Standardizing culinary terms and techniques meant that you could cook in any restaurant around the world and have the same term and definition of a technique, knife cut or method. The French essentially created a universal language that is still used today.

(Funny enough, in culinary school we weren’t required to take a French language class, but we were required to take a culinary Spanish class. It was one of the most fun classes I took.)

French Knife Cuts

French knife cuts are very uniform and precise. It was an objective way to get graded in culinary school. The chef instructor would go so far as to actually measure our knife cuts. It stresses me out just thinking about it haha… 😳

The knife cuts shown below were done with a carrot that I squared off to get perfect shapes. Because I squared everything off there was a lot of waste. Just because there is a lot of waste doesn’t mean you can’t use the scraps. You can use scraps in soups, purees, or stocks.

I wanted to show you this so you can have a good visual reference of the size pieces for the type of knife cut it is. But in a practical application a dice is going to look very different from food to food. A diced carrot will look different from diced celery which will look very different from a diced onion etc… just based on their natural shapes.

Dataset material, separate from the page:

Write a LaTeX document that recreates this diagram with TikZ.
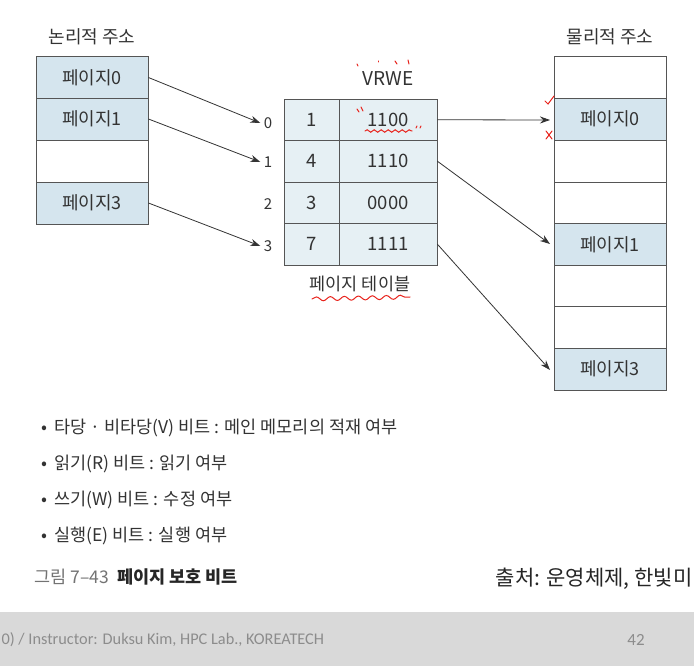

(these pictures are not to scale)

Large Dice: A large dice would be used for something that takes longer to cook like a stew, roast, or stock.

Medium Dice: A medium dice would work well in a soup or a faster roast like a roast chicken.

Batonnet: A batonnet is the perfect size for a french fry. Other than that a batonnet would work well roasted.

Small Dice: A small dice is great for quicker cooking like sautéing, stir frying, or sweating. It would also work well in a soup. This is the size that most recipes refer to as a dice.

Julienne: A julienne is great for veggies that won’t be cooked. Julienned vegetables work great in a salad, lettuce wraps, spring rolls or sushi. They look great as a garnish and stack well.

Brunoise: A brunoise could work as a garnish in a consummé (a really clear, broth based soup) or again on top of a salad. To cook a brunoise would mean to cook it for as little as possible because it is so small. But could work well cooked and garnished on top of risotto or something similar.

Fine Julienne and Fine Brunoise: The smallest of all the cuts. We were shown this once in culinary school and never did it again. Both of these cuts are so small they aren’t worth it. But they still could be used in a raw form in a salad or in sushi. At this size it would be more worth it to buy shredded carrots.

Paysanne and Lozenge: These cuts remind me of old school food styling and plating. They really aren’t used anymore. However, both shapes would work well cooked in a soup or raw on a salad.

Rondelle and Bias Rondelle: These are more common especially because they utilize the natural shape of a carrot. A bias cut, or a cut made on a severe angle, is a great way to dress up a knife cut. It makes the cut look just a little bit fancier.

Both would work the same in a dish and would work well in a salad or soup.


Can you do these exact knife cuts at home? Absolutely! They are beautiful. I personally just don’t find them practical. While the exact shape of these cuts isn’t practical, this should give you a good idea of what each size cut should be.